YOUR TASK:
Reproduce exactly the lines below, from the first one through the line containing "const cbarMax = 4.4;", and omit any pictures.

DATASET SECTION:
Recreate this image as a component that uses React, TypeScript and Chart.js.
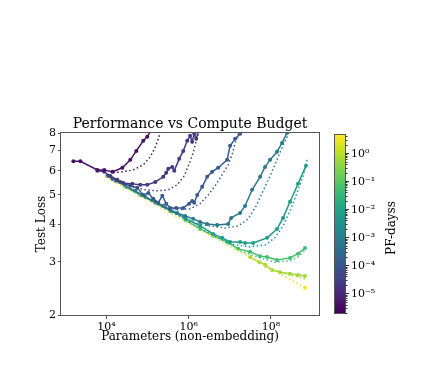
import React, { useEffect, useRef } from "react";
import { Chart, registerables } from "chart.js";

Chart.register(...registerables);

const SERIF = "'DejaVu Serif', 'Liberation Serif', serif";

// Compute budgets (PF-days) of the runs, darkest to brightest
const budgets = [4e-6, 2.3e-5, 1.2e-4, 7e-4, 6e-3, 5e-2, 0.55, 4.4];
const cbarMin = 2e-6;
const cbarMax = 4.4;

// Solid curves (runs): parameters vs test loss
const curve1Params = [1.58e3, 2.34e3, 6.05e3, 8.9e3, 1.4e4, 2.45e4, 3.83e4, 5.35e4, 7.91e4, 9.89e4, 1.31e5];
const curve1Loss = [6.45, 6.45, 6.04, 6.04, 5.95, 6.14, 6.52, 6.98, 7.54, 7.77, 8.32];
const curve2Params = [6.05e3, 8.9e3, 1.25e4, 1.85e4, 2.59e4, 4.28e4, 6.69e4, 9.89e4, 1.55e5, 2.42e5, 2.86e5, 3.2e5, 4.0e5, 4.47e5, 5.91e5, 7.4e5, 9.25e5, 1.09e6, 1.22e6, 1.37e6, 1.53e6, 1.81e6];
const curve2Loss = [6.0, 5.95, 5.77, 5.6, 5.47, 5.43, 5.39, 5.39, 5.51, 5.73, 5.91, 6.09, 6.18, 6.0, 6.57, 6.98, 7.54, 7.83, 7.48, 7.95, 7.65, 8.3];
const curve3Params = [1.06e4, 1.4e4, 2.19e4, 3.83e4, 5.65e4, 7.91e4, 1.05e5, 1.38e5, 1.83e5, 2.29e5, 2.86e5, 3.57e5, 5.0e5, 7.4e5, 1.03e6, 1.22e6, 1.37e6, 1.62e6, 2.14e6, 2.83e6, 3.74e6, 5.23e6, 8.65e6, 1.02e7, 1.35e7, 1.79e7, 2.24e7];
const curve3Loss = [5.77, 5.64, 5.51, 5.35, 5.27, 4.99, 5.07, 4.85, 4.7, 4.96, 4.67, 4.52, 4.52, 4.52, 4.67, 4.77, 4.7, 4.99, 5.31, 5.73, 5.95, 6.14, 6.52, 7.26, 7.65, 7.95, 8.4];
const curve4Params = [1.65e4, 2.89e4, 5.06e4, 8.85e4, 1.55e5, 2.42e5, 3.57e5, 5.29e5, 8.26e5, 1.29e6, 1.91e6, 2.83e6, 4.94e6, 9.14e6, 1.08e7, 1.79e7, 2.36e7, 3.5e7, 5.47e7, 7.23e7, 9.57e7, 1.41e8, 1.87e8, 2.47e8, 2.92e8];
const curve4Loss = [5.56, 5.35, 5.15, 4.92, 4.74, 4.59, 4.46, 4.35, 4.25, 4.16, 4.06, 4.0, 3.97, 4.0, 4.19, 4.35, 4.59, 5.19, 5.73, 6.18, 6.52, 6.93, 7.42, 8.01, 8.32];
const curve5Params = [2.89e4, 6.69e4, 1.55e5, 3.57e5, 8.26e5, 1.91e6, 3.95e6, 6.54e6, 1.02e7, 1.79e7, 2.36e7, 3.7e7, 8.09e7, 1.41e8, 1.98e8, 2.92e8, 4.57e8, 7.15e8];
const curve5Loss = [5.31, 4.99, 4.7, 4.42, 4.19, 3.94, 3.71, 3.6, 3.49, 3.49, 3.46, 3.46, 3.6, 3.85, 4.19, 4.74, 5.43, 6.23];
const curve6Params = [8.26e5, 1.91e6, 3.95e6, 8.65e6, 1.6e7, 3.13e7, 5.47e7, 8.09e7, 1.41e8, 2.92e8, 4.57e8, 6.76e8];
const curve6Loss = [4.13, 3.85, 3.66, 3.49, 3.31, 3.24, 3.13, 3.11, 3.04, 3.09, 3.19, 3.33];
const curve7Params = [3.13e7, 5.27e7, 7.23e7, 1.07e8, 1.67e8, 2.92e8, 4.57e8, 6.76e8];
const curve7Loss = [3.11, 2.99, 2.93, 2.82, 2.77, 2.74, 2.71, 2.69];
const curve8Params = [6.76e8];
const curve8Loss = [2.46];

// Dotted fits
const fit1Params = [1.48e4, 2.45e4, 4.52e4, 7.91e4, 1.17e5, 1.55e5, 1.83e5, 2.16e5];
const fit1Loss = [5.91, 5.95, 6.04, 6.28, 6.67, 7.2, 7.65, 8.2];
const fit2Params = [2.89e4, 5.06e4, 8.85e4, 1.73e5, 3.2e5, 5.29e5, 7.82e5, 1.03e6, 1.29e6, 1.53e6, 1.81e6];
const fit2Loss = [5.43, 5.27, 5.19, 5.15, 5.19, 5.39, 5.77, 6.32, 6.88, 7.54, 8.13];
const fit3Params = [1.17e5, 2.7e5, 5.59e5, 1.09e6, 1.91e6, 2.99e6, 4.42e6, 6.54e6, 9.14e6, 1.14e7, 1.35e7, 1.69e7];
const fit3Loss = [4.77, 4.56, 4.46, 4.49, 4.67, 4.99, 5.35, 5.82, 6.28, 6.78, 7.42, 8.05];
const fit4Params = [1.17e5, 3.57e5, 1.09e6, 3.34e6, 7.73e6, 1.6e7, 2.8e7, 4.38e7, 6.47e7, 9.57e7, 1.41e8, 1.87e8, 2.47e8, 2.92e8];
const fit4Loss = [4.77, 4.42, 4.06, 3.94, 3.88, 3.94, 4.16, 4.59, 5.15, 5.77, 6.52, 7.15, 7.77, 8.2];
const fit5Params = [1.09e6, 3.34e6, 1.02e7, 3.13e7, 7.23e7, 1.26e8, 1.98e8, 2.92e8, 4.32e8, 6.05e8, 7.56e8];
const fit5Loss = [4.03, 3.71, 3.43, 3.36, 3.41, 3.6, 3.94, 4.42, 5.07, 5.77, 6.52];
const fit6Params = [1.79e7, 5.47e7, 1.26e8, 2.92e8, 4.57e8, 6.76e8];
const fit6Loss = [3.26, 3.09, 2.99, 3.02, 3.11, 3.28];
const fit7Params = [7.23e7, 1.67e8, 3.86e8, 6.76e8];
const fit7Loss = [2.88, 2.77, 2.69, 2.63];

// Converged-model envelope (yellow dotted)
const envelopeParams = [9.5e3, 6.76e8];
const envelopeLoss = [5.73, 2.46];

// Axis ticks
const xTickValues = [1e4, 1e6, 1e8];
const xTickLabels = ["10⁴", "10⁶", "10⁸"];
const yTickValues = [2, 3, 4, 5, 6, 7, 8];
const cbarTickValues = [1, 0.1, 0.01, 0.001, 0.0001, 0.00001];
const cbarTickLabels = ["10⁰", "10⁻¹", "10⁻²", "10⁻³", "10⁻⁴", "10⁻⁵"];

const VIRIDIS = ["#440154", "#482475", "#414487", "#355f8d", "#2a788e", "#21918c", "#22a884", "#44bf70", "#7ad151", "#bddf26", "#fde725"];

function hexToRgb(h: string) {
  const n = parseInt(h.slice(1), 16);
  return [(n >> 16) & 255, (n >> 8) & 255, n & 255];
}
function viridis(t: number) {
  const c = Math.max(0, Math.min(1, t)) * 10;
  const i = Math.min(9, Math.floor(c));
  const f = c - i;
  const a = hexToRgb(VIRIDIS[i]);
  const b = hexToRgb(VIRIDIS[i + 1]);
  const m = a.map((v, k) => Math.round(v + (b[k] - v) * f));
  return `rgb(${m[0]},${m[1]},${m[2]})`;
}
function budgetT(b: number) {
  return (Math.log10(b) - Math.log10(cbarMin)) / (Math.log10(cbarMax) - Math.log10(cbarMin));
}

const runs = [
  [curve1Params, curve1Loss, fit1Params, fit1Loss],
  [curve2Params, curve2Loss, fit2Params, fit2Loss],
  [curve3Params, curve3Loss, fit3Params, fit3Loss],
  [curve4Params, curve4Loss, fit4Params, fit4Loss],
  [curve5Params, curve5Loss, fit5Params, fit5Loss],
  [curve6Params, curve6Loss, fit6Params, fit6Loss],
  [curve7Params, curve7Loss, fit7Params, fit7Loss],
  [curve8Params, curve8Loss, null, null],
];

const pts = (xs: number[], ys: number[]) => xs.map((x, i) => ({ x, y: ys[i] }));

function buildDatasets() {
  const ds: any[] = [];
  ds.push({
    data: pts(envelopeParams, envelopeLoss),
    borderColor: viridis(0.95),
    borderWidth: 1.6,
    borderDash: [1.6, 2.6],
    pointRadius: 0,
    showLine: true,
    clip: 0,
  });
  runs.forEach((r, i) => {
    const color = viridis(budgetT(budgets[i]));
    const [n, l, fn, fl] = r as any;
    ds.push({
      data: pts(n, l),
      borderColor: color,
      backgroundColor: color,
      borderWidth: 1.5,
      pointRadius: 2,
      pointBorderWidth: 0,
      showLine: n.length > 1,
      clip: 0,
    });
    if (fn) {
      ds.push({
        data: pts(fn, fl),
        borderColor: color,
        borderWidth: 1.5,
        borderDash: [1.5, 2.5],
        pointRadius: 0,
        showLine: true,
        clip: 0,
      });
    }
  });
  return ds;
}

const decorPlugin = {
  id: "decor",
  afterDraw(chart: any) {
    const { ctx, chartArea: a } = chart;
    ctx.save();
    // spines
    ctx.strokeStyle = "#555";
    ctx.lineWidth = 1;
    ctx.strokeRect(a.left - 0.5, a.top - 0.5, a.right - a.left + 1, a.bottom - a.top + 1);

    ctx.fillStyle = "#000";
    // title
    ctx.font = `14px ${SERIF}`;
    ctx.textAlign = "center";
    ctx.textBaseline = "alphabetic";
    ctx.fillText("Performance vs Compute Budget", (a.left + a.right) / 2, 127.5);
    // x label
    ctx.font = `12px ${SERIF}`;
    ctx.fillText("Parameters (non-embedding)", (a.left + a.right) / 2, 340);
    // y label
    ctx.save();
    ctx.translate(44.5, (a.top + a.bottom) / 2);
    ctx.rotate(-Math.PI / 2);
    ctx.fillText("Test Loss", 0, 0);
    ctx.restore();

    // colorbar
    const cbX = 335, cbW = 10, cbTop = 135, cbBot = 313;
    const g = ctx.createLinearGradient(0, cbBot, 0, cbTop);
    VIRIDIS.forEach((c, i) => g.addColorStop(i / 10, c));
    ctx.fillStyle = g;
    ctx.fillRect(cbX, cbTop, cbW, cbBot - cbTop);
    ctx.strokeStyle = "#555";
    ctx.strokeRect(cbX - 0.5, cbTop - 0.5, cbW + 1, cbBot - cbTop + 1);
    const lmax = Math.log10(cbarMax), lmin = Math.log10(cbarMin);
    const yOf = (v: number) => cbTop + ((lmax - Math.log10(v)) / (lmax - lmin)) * (cbBot - cbTop);
    ctx.strokeStyle = "#333";
    ctx.lineWidth = 1;
    for (let k = -7; k <= 1; k++) {
      for (let m = 2; m <= 9; m++) {
        const v = m * Math.pow(10, k);
        if (v < cbarMin || v > cbarMax) continue;
        const y = Math.round(yOf(v)) + 0.5;
        ctx.beginPath();
        ctx.moveTo(cbX + cbW + 0.5, y);
        ctx.lineTo(cbX + cbW + 2.5, y);
        ctx.stroke();
      }
    }
    ctx.fillStyle = "#000";
    ctx.font = `11px ${SERIF}`;
    ctx.textAlign = "left";
    ctx.textBaseline = "middle";
    cbarTickValues.forEach((v, i) => {
      const y = Math.round(yOf(v)) + 0.5;
      ctx.beginPath();
      ctx.moveTo(cbX + cbW + 0.5, y);
      ctx.lineTo(cbX + cbW + 4, y);
      ctx.stroke();
      ctx.fillText(cbarTickLabels[i], cbX + cbW + 6, y + 1);
    });
    ctx.save();
    ctx.translate(395, 228);
    ctx.rotate(-Math.PI / 2);
    ctx.textAlign = "center";
    ctx.textBaseline = "alphabetic";
    ctx.font = `12px ${SERIF}`;
    ctx.fillText("PF-dayss", 0, 0);
    ctx.restore();
    ctx.restore();
  },
};

export default function App() {
  const ref = useRef<HTMLCanvasElement | null>(null);
  useEffect(() => {
    document.body.style.margin = "0";
    if (!ref.current) return;
    const chart = new Chart(ref.current, {
      type: "scatter",
      data: { datasets: buildDatasets() },
      options: {
        animation: false,
        responsive: false,
        devicePixelRatio: 1,
        layout: { padding: { left: 0, right: 106, top: 133, bottom: 0 } },
        plugins: { legend: { display: false }, tooltip: { enabled: false }, title: { display: false } },
        elements: { line: { tension: 0 } },
        scales: {
          x: {
            type: "logarithmic",
            min: 790,
            max: 1.48e9,
            afterFit: (s: any) => { s.height = 53; },
            afterBuildTicks: (s: any) => { s.ticks = xTickValues.map((v) => ({ value: v })); },
            ticks: {
              autoSkip: false,
              maxRotation: 0,
              color: "#000",
              padding: 2,
              font: { family: SERIF, size: 11 },
              callback: (_v: any, i: number) => xTickLabels[i],
            },
            grid: { display: true, drawOnChartArea: false, drawTicks: true, tickLength: 4, color: "#555" },
            border: { display: false },
          },
          y: {
            type: "logarithmic",
            min: 2,
            max: 8,
            afterFit: (s: any) => { s.width = 61; },
            afterBuildTicks: (s: any) => { s.ticks = yTickValues.map((v) => ({ value: v })); },
            ticks: {
              autoSkip: false,
              color: "#000",
              padding: 2,
              font: { family: SERIF, size: 11 },
              callback: (_v: any, i: number) => String(yTickValues[i]),
            },
            grid: { display: true, drawOnChartArea: false, drawTicks: true, tickLength: 3, color: "#555" },
            border: { display: false },
          },
        },
      } as any,
      plugins: [decorPlugin],
    });
    return () => chart.destroy();
  }, []);
  return (
    <div style={{ width: 425, height: 368 }}>
      <canvas ref={ref} width={425} height={368} />
    </div>
  );
}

RESPONSE:
Recreate this image as a component that uses React, TypeScript and Chart.js.
import React, { useEffect, useRef } from "react";
import { Chart, registerables } from "chart.js";

Chart.register(...registerables);

const SERIF = "'DejaVu Serif', 'Liberation Serif', serif";

// Compute budgets (PF-days) of the runs, darkest to brightest
const budgets = [4e-6, 2.3e-5, 1.2e-4, 7e-4, 6e-3, 5e-2, 0.55, 4.4];
const cbarMin = 2e-6;
const cbarMax = 4.4;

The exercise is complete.